## Short problem
Leave out the pictures, then reproduce the rest of the material exactly.

Charts and diagrams as code:
[Begin]

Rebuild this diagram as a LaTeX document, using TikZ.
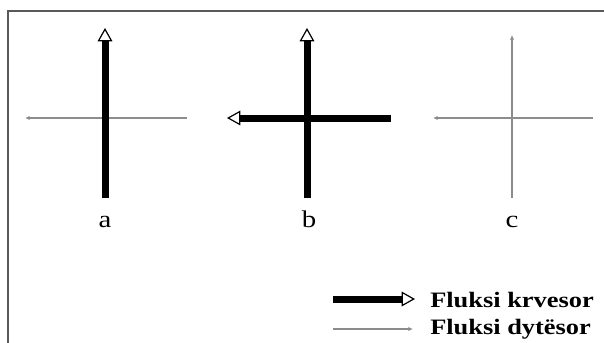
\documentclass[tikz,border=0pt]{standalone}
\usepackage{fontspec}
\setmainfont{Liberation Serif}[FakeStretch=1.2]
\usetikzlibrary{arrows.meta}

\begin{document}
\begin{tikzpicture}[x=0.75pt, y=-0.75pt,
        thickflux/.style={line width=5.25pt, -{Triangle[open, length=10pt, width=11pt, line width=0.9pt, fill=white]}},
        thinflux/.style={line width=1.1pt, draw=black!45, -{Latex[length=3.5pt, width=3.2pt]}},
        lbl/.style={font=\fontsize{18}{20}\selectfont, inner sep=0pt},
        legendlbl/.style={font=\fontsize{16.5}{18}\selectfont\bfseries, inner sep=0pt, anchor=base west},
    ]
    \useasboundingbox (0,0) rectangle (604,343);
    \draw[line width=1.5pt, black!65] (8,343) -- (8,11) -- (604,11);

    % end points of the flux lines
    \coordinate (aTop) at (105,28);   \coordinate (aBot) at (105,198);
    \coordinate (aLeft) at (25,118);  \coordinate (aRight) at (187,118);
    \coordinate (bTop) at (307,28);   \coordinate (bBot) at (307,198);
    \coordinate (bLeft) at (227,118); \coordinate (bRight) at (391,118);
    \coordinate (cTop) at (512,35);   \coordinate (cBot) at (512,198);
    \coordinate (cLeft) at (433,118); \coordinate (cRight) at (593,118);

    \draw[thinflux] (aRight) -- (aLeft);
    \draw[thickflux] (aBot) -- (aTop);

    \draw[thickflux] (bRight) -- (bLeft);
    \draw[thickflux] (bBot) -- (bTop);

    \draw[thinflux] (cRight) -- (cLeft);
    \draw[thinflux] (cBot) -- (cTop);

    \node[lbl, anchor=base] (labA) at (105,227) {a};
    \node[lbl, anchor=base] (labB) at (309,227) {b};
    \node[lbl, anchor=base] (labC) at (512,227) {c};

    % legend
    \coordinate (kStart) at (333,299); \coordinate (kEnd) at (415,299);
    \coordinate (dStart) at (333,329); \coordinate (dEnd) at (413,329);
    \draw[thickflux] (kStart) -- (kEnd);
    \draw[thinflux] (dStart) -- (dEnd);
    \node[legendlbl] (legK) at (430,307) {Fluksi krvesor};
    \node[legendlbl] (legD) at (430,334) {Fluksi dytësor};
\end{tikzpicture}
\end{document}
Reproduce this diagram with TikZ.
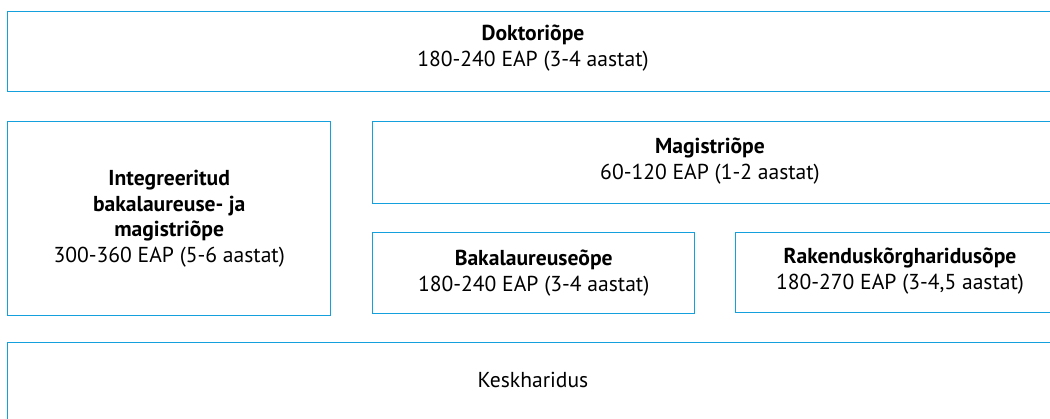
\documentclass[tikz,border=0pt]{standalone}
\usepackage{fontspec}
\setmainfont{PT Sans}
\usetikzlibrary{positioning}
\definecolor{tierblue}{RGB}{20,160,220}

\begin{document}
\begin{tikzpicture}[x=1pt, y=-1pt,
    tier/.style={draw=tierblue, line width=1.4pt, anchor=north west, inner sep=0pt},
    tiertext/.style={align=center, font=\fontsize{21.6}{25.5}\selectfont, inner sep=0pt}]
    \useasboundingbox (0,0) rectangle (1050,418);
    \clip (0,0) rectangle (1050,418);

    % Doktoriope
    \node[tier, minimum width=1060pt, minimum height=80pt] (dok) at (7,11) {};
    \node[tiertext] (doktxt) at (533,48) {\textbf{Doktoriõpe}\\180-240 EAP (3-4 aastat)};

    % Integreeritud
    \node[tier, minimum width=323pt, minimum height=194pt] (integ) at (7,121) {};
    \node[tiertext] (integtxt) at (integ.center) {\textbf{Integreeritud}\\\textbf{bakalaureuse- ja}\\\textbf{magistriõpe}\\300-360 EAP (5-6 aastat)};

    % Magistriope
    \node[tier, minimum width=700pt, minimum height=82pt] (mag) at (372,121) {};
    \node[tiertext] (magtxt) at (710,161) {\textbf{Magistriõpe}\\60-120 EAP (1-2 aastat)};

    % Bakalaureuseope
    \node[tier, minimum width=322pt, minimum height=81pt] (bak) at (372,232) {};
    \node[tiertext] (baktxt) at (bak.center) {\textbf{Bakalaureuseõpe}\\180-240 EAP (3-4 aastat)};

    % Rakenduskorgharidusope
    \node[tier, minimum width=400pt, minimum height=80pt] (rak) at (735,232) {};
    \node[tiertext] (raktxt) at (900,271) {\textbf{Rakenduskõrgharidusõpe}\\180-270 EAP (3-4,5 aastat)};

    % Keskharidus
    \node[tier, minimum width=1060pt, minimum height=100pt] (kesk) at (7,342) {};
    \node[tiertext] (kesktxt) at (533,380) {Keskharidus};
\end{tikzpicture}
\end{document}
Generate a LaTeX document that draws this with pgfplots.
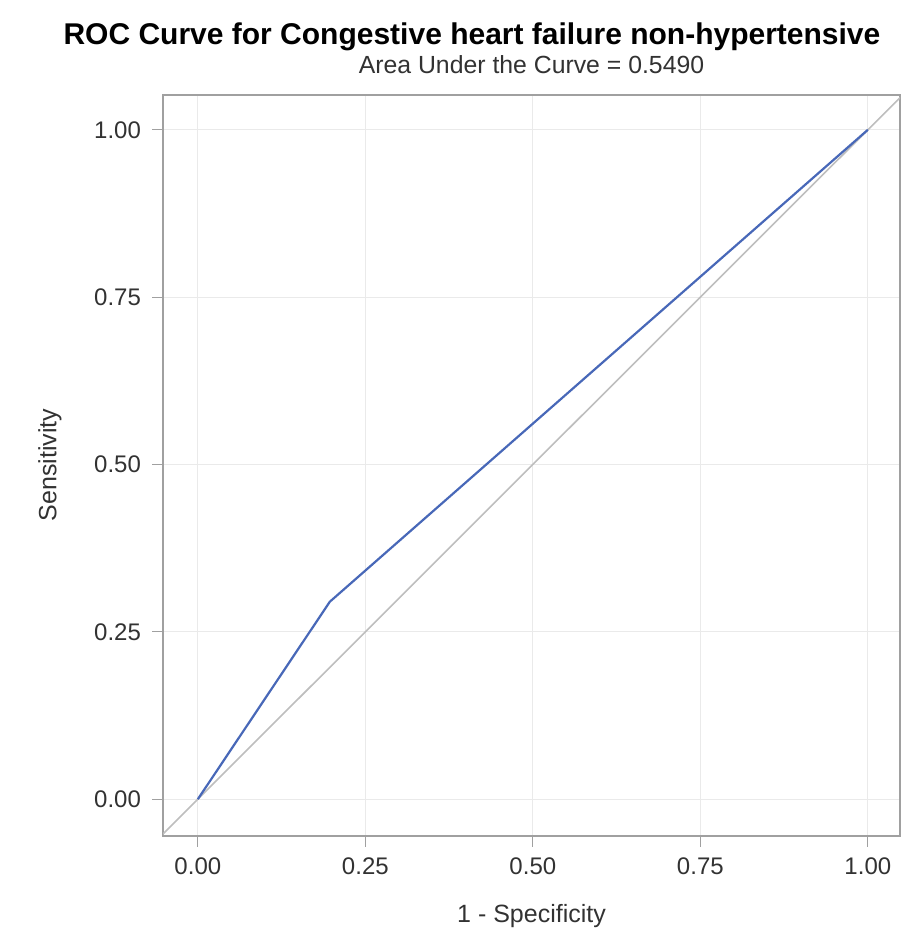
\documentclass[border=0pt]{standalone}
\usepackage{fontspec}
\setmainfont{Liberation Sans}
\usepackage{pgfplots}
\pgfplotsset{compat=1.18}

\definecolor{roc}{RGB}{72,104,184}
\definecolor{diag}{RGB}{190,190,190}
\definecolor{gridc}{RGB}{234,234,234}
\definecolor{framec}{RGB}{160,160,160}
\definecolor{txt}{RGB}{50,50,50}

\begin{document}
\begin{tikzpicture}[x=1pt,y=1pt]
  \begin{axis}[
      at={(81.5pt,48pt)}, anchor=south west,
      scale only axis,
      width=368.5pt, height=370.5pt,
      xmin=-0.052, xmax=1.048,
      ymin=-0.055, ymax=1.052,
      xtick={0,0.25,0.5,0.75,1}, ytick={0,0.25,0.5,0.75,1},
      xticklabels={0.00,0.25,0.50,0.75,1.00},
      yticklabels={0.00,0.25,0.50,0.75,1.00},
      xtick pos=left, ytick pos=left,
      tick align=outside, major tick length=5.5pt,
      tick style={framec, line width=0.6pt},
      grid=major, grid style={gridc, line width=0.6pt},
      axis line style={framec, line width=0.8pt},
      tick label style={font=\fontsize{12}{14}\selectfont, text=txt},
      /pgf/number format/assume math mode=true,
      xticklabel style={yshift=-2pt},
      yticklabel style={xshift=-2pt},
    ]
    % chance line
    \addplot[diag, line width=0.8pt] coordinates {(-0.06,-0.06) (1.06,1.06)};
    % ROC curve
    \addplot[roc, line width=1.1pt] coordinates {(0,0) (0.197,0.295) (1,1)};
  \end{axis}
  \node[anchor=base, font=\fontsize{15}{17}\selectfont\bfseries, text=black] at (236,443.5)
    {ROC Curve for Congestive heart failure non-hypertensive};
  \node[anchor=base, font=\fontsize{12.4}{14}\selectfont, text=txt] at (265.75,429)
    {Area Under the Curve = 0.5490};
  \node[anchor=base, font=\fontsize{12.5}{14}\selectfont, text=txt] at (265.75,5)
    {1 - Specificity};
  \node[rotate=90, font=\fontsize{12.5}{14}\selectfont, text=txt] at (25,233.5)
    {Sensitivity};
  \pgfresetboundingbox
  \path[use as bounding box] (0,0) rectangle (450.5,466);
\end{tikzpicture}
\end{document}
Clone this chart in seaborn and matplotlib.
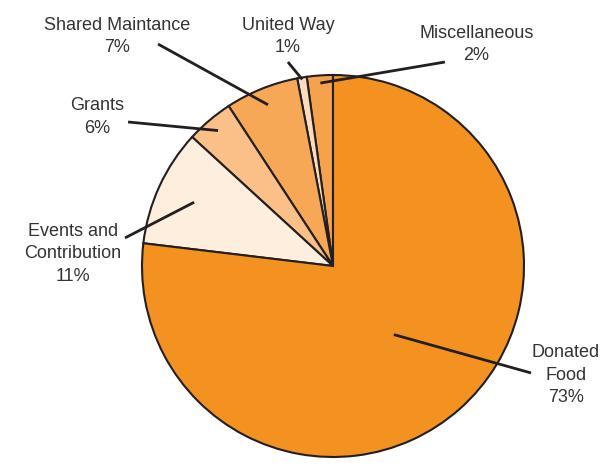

[End]

## The result
Rebuild this diagram as a LaTeX document, using TikZ.
\documentclass[tikz,border=0pt]{standalone}
\usepackage{fontspec}
\setmainfont{Liberation Serif}[FakeStretch=1.2]
\usetikzlibrary{arrows.meta}

\begin{document}
\begin{tikzpicture}[x=0.75pt, y=-0.75pt,
        thickflux/.style={line width=5.25pt, -{Triangle[open, length=10pt, width=11pt, line width=0.9pt, fill=white]}},
        thinflux/.style={line width=1.1pt, draw=black!45, -{Latex[length=3.5pt, width=3.2pt]}},
        lbl/.style={font=\fontsize{18}{20}\selectfont, inner sep=0pt},
        legendlbl/.style={font=\fontsize{16.5}{18}\selectfont\bfseries, inner sep=0pt, anchor=base west},
    ]
    \useasboundingbox (0,0) rectangle (604,343);
    \draw[line width=1.5pt, black!65] (8,343) -- (8,11) -- (604,11);

    % end points of the flux lines
    \coordinate (aTop) at (105,28);   \coordinate (aBot) at (105,198);
    \coordinate (aLeft) at (25,118);  \coordinate (aRight) at (187,118);
    \coordinate (bTop) at (307,28);   \coordinate (bBot) at (307,198);
    \coordinate (bLeft) at (227,118); \coordinate (bRight) at (391,118);
    \coordinate (cTop) at (512,35);   \coordinate (cBot) at (512,198);
    \coordinate (cLeft) at (433,118); \coordinate (cRight) at (593,118);

    \draw[thinflux] (aRight) -- (aLeft);
    \draw[thickflux] (aBot) -- (aTop);

    \draw[thickflux] (bRight) -- (bLeft);
    \draw[thickflux] (bBot) -- (bTop);

    \draw[thinflux] (cRight) -- (cLeft);
    \draw[thinflux] (cBot) -- (cTop);

    \node[lbl, anchor=base] (labA) at (105,227) {a};
    \node[lbl, anchor=base] (labB) at (309,227) {b};
    \node[lbl, anchor=base] (labC) at (512,227) {c};

    % legend
    \coordinate (kStart) at (333,299); \coordinate (kEnd) at (415,299);
    \coordinate (dStart) at (333,329); \coordinate (dEnd) at (413,329);
    \draw[thickflux] (kStart) -- (kEnd);
    \draw[thinflux] (dStart) -- (dEnd);
    \node[legendlbl] (legK) at (430,307) {Fluksi krvesor};
    \node[legendlbl] (legD) at (430,334) {Fluksi dytësor};
\end{tikzpicture}
\end{document}
Reproduce this diagram with TikZ.
\documentclass[tikz,border=0pt]{standalone}
\usepackage{fontspec}
\setmainfont{PT Sans}
\usetikzlibrary{positioning}
\definecolor{tierblue}{RGB}{20,160,220}

\begin{document}
\begin{tikzpicture}[x=1pt, y=-1pt,
    tier/.style={draw=tierblue, line width=1.4pt, anchor=north west, inner sep=0pt},
    tiertext/.style={align=center, font=\fontsize{21.6}{25.5}\selectfont, inner sep=0pt}]
    \useasboundingbox (0,0) rectangle (1050,418);
    \clip (0,0) rectangle (1050,418);

    % Doktoriope
    \node[tier, minimum width=1060pt, minimum height=80pt] (dok) at (7,11) {};
    \node[tiertext] (doktxt) at (533,48) {\textbf{Doktoriõpe}\\180-240 EAP (3-4 aastat)};

    % Integreeritud
    \node[tier, minimum width=323pt, minimum height=194pt] (integ) at (7,121) {};
    \node[tiertext] (integtxt) at (integ.center) {\textbf{Integreeritud}\\\textbf{bakalaureuse- ja}\\\textbf{magistriõpe}\\300-360 EAP (5-6 aastat)};

    % Magistriope
    \node[tier, minimum width=700pt, minimum height=82pt] (mag) at (372,121) {};
    \node[tiertext] (magtxt) at (710,161) {\textbf{Magistriõpe}\\60-120 EAP (1-2 aastat)};

    % Bakalaureuseope
    \node[tier, minimum width=322pt, minimum height=81pt] (bak) at (372,232) {};
    \node[tiertext] (baktxt) at (bak.center) {\textbf{Bakalaureuseõpe}\\180-240 EAP (3-4 aastat)};

    % Rakenduskorgharidusope
    \node[tier, minimum width=400pt, minimum height=80pt] (rak) at (735,232) {};
    \node[tiertext] (raktxt) at (900,271) {\textbf{Rakenduskõrgharidusõpe}\\180-270 EAP (3-4,5 aastat)};

    % Keskharidus
    \node[tier, minimum width=1060pt, minimum height=100pt] (kesk) at (7,342) {};
    \node[tiertext] (kesktxt) at (533,380) {Keskharidus};
\end{tikzpicture}
\end{document}
Generate a LaTeX document that draws this with pgfplots.
\documentclass[border=0pt]{standalone}
\usepackage{fontspec}
\setmainfont{Liberation Sans}
\usepackage{pgfplots}
\pgfplotsset{compat=1.18}

\definecolor{roc}{RGB}{72,104,184}
\definecolor{diag}{RGB}{190,190,190}
\definecolor{gridc}{RGB}{234,234,234}
\definecolor{framec}{RGB}{160,160,160}
\definecolor{txt}{RGB}{50,50,50}

\begin{document}
\begin{tikzpicture}[x=1pt,y=1pt]
  \begin{axis}[
      at={(81.5pt,48pt)}, anchor=south west,
      scale only axis,
      width=368.5pt, height=370.5pt,
      xmin=-0.052, xmax=1.048,
      ymin=-0.055, ymax=1.052,
      xtick={0,0.25,0.5,0.75,1}, ytick={0,0.25,0.5,0.75,1},
      xticklabels={0.00,0.25,0.50,0.75,1.00},
      yticklabels={0.00,0.25,0.50,0.75,1.00},
      xtick pos=left, ytick pos=left,
      tick align=outside, major tick length=5.5pt,
      tick style={framec, line width=0.6pt},
      grid=major, grid style={gridc, line width=0.6pt},
      axis line style={framec, line width=0.8pt},
      tick label style={font=\fontsize{12}{14}\selectfont, text=txt},
      /pgf/number format/assume math mode=true,
      xticklabel style={yshift=-2pt},
      yticklabel style={xshift=-2pt},
    ]
    % chance line
    \addplot[diag, line width=0.8pt] coordinates {(-0.06,-0.06) (1.06,1.06)};
    % ROC curve
    \addplot[roc, line width=1.1pt] coordinates {(0,0) (0.197,0.295) (1,1)};
  \end{axis}
  \node[anchor=base, font=\fontsize{15}{17}\selectfont\bfseries, text=black] at (236,443.5)
    {ROC Curve for Congestive heart failure non-hypertensive};
  \node[anchor=base, font=\fontsize{12.4}{14}\selectfont, text=txt] at (265.75,429)
    {Area Under the Curve = 0.5490};
  \node[anchor=base, font=\fontsize{12.5}{14}\selectfont, text=txt] at (265.75,5)
    {1 - Specificity};
  \node[rotate=90, font=\fontsize{12.5}{14}\selectfont, text=txt] at (25,233.5)
    {Sensitivity};
  \pgfresetboundingbox
  \path[use as bounding box] (0,0) rectangle (450.5,466);
\end{tikzpicture}
\end{document}
Clone this chart in seaborn and matplotlib.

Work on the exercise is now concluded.